[BEGIN Dataset records]

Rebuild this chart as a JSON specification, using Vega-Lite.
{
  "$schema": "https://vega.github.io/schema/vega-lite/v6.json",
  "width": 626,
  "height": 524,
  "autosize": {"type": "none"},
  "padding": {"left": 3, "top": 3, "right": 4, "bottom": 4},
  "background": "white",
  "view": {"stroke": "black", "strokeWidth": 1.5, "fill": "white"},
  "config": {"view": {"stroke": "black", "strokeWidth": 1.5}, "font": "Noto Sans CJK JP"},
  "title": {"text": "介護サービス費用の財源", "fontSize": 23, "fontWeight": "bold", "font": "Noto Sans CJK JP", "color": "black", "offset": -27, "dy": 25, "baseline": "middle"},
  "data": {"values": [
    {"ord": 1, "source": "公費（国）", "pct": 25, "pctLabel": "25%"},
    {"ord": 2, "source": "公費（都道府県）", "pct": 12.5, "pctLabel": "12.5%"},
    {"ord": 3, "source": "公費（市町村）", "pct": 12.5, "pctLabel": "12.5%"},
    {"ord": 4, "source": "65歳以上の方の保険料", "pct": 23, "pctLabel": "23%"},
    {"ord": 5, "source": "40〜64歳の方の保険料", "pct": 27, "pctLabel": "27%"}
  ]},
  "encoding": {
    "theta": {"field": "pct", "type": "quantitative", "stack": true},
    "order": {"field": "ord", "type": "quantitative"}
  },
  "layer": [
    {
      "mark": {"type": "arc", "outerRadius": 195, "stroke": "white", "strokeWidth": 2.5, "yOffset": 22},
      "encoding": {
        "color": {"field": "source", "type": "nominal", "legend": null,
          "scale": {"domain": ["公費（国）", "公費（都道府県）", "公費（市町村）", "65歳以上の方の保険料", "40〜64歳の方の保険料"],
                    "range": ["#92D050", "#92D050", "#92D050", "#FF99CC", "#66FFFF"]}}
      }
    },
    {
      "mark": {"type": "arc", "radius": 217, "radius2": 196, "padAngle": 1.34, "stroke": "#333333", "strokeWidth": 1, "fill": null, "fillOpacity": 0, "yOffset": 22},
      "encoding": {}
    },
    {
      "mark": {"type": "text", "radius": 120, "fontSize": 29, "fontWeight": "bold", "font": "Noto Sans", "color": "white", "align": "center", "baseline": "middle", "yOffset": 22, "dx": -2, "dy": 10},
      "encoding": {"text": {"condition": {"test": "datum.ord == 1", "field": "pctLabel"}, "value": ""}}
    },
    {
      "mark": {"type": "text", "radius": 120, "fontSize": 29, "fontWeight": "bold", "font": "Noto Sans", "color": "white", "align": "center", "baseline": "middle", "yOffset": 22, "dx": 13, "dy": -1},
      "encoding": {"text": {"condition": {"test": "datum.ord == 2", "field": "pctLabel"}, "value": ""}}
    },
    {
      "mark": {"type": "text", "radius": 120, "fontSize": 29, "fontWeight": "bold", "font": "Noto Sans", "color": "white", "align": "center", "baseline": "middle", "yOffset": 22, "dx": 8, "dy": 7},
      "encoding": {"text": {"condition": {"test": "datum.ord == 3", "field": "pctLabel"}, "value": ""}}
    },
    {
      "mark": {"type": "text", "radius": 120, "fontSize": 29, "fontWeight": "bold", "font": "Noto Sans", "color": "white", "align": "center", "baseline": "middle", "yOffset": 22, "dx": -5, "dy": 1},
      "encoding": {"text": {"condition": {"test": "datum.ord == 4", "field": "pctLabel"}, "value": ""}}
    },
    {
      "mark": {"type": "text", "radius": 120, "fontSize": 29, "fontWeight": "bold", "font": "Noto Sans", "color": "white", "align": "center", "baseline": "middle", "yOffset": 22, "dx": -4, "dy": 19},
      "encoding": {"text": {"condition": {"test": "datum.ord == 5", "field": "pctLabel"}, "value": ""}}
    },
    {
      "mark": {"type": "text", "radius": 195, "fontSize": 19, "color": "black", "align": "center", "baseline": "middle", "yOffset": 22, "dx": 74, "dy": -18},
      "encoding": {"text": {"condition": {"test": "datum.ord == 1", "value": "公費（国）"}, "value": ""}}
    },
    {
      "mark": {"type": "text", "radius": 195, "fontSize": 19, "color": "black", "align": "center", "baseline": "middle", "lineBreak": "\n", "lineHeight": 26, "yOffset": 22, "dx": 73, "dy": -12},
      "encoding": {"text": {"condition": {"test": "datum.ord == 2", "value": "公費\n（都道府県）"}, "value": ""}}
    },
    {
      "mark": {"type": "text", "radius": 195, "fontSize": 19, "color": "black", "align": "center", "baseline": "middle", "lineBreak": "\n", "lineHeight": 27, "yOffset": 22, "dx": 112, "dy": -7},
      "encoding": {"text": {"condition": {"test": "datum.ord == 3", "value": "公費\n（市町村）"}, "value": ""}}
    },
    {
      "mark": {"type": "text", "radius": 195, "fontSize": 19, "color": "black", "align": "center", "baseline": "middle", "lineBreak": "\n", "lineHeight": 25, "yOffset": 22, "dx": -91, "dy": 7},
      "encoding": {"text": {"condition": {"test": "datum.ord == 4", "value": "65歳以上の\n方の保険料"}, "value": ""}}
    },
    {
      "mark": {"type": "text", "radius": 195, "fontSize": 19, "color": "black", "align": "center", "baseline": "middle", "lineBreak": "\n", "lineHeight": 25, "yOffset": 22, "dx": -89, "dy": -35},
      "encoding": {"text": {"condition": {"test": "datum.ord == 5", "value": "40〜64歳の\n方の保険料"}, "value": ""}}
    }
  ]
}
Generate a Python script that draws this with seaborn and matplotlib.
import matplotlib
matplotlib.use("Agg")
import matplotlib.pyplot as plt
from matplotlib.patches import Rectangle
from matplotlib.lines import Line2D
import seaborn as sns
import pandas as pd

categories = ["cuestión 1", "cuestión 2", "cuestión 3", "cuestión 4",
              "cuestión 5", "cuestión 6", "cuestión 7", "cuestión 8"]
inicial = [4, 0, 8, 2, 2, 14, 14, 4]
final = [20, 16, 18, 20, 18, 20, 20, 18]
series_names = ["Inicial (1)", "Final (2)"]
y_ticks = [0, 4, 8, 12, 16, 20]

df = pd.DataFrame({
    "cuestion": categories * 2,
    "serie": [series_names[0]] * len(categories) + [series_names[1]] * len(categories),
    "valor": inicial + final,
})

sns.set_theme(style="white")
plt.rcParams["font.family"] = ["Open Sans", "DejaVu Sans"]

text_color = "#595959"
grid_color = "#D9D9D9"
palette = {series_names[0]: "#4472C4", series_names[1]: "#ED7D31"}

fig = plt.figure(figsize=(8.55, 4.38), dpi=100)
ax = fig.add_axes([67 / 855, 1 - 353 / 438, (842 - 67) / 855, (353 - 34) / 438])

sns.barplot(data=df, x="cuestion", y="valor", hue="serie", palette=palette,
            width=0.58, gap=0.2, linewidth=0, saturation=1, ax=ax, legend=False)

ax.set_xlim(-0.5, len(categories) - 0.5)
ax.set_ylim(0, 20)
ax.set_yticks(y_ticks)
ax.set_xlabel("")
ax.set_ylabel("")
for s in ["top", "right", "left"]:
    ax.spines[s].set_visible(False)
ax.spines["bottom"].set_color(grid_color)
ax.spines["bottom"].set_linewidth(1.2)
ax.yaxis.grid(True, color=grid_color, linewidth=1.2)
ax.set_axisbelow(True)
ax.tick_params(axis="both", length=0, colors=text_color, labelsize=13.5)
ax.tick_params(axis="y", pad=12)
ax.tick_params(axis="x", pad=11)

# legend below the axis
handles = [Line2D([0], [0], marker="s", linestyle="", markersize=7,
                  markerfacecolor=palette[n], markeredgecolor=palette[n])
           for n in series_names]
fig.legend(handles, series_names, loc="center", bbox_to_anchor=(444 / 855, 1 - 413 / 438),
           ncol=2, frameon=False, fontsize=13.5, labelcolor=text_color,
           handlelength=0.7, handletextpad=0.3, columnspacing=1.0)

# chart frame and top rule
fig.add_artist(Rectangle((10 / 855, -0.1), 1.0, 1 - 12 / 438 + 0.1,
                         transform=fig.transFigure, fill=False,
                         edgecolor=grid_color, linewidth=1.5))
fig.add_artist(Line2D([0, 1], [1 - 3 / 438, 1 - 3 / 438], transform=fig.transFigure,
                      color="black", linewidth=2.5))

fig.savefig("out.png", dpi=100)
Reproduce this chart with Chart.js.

[END Dataset records]

▸ What is expected: Out of the data above, set down the lines from the one with "Generate a Python" to the one with "ax = fig.add_axes([67", both included, exactly as written and with no additions.

▸ Correct output:
Generate a Python script that draws this with seaborn and matplotlib.
import matplotlib
matplotlib.use("Agg")
import matplotlib.pyplot as plt
from matplotlib.patches import Rectangle
from matplotlib.lines import Line2D
import seaborn as sns
import pandas as pd

categories = ["cuestión 1", "cuestión 2", "cuestión 3", "cuestión 4",
              "cuestión 5", "cuestión 6", "cuestión 7", "cuestión 8"]
inicial = [4, 0, 8, 2, 2, 14, 14, 4]
final = [20, 16, 18, 20, 18, 20, 20, 18]
series_names = ["Inicial (1)", "Final (2)"]
y_ticks = [0, 4, 8, 12, 16, 20]

df = pd.DataFrame({
    "cuestion": categories * 2,
    "serie": [series_names[0]] * len(categories) + [series_names[1]] * len(categories),
    "valor": inicial + final,
})

sns.set_theme(style="white")
plt.rcParams["font.family"] = ["Open Sans", "DejaVu Sans"]

text_color = "#595959"
grid_color = "#D9D9D9"
palette = {series_names[0]: "#4472C4", series_names[1]: "#ED7D31"}

fig = plt.figure(figsize=(8.55, 4.38), dpi=100)
ax = fig.add_axes([67 / 855, 1 - 353 / 438, (842 - 67) / 855, (353 - 34) / 438])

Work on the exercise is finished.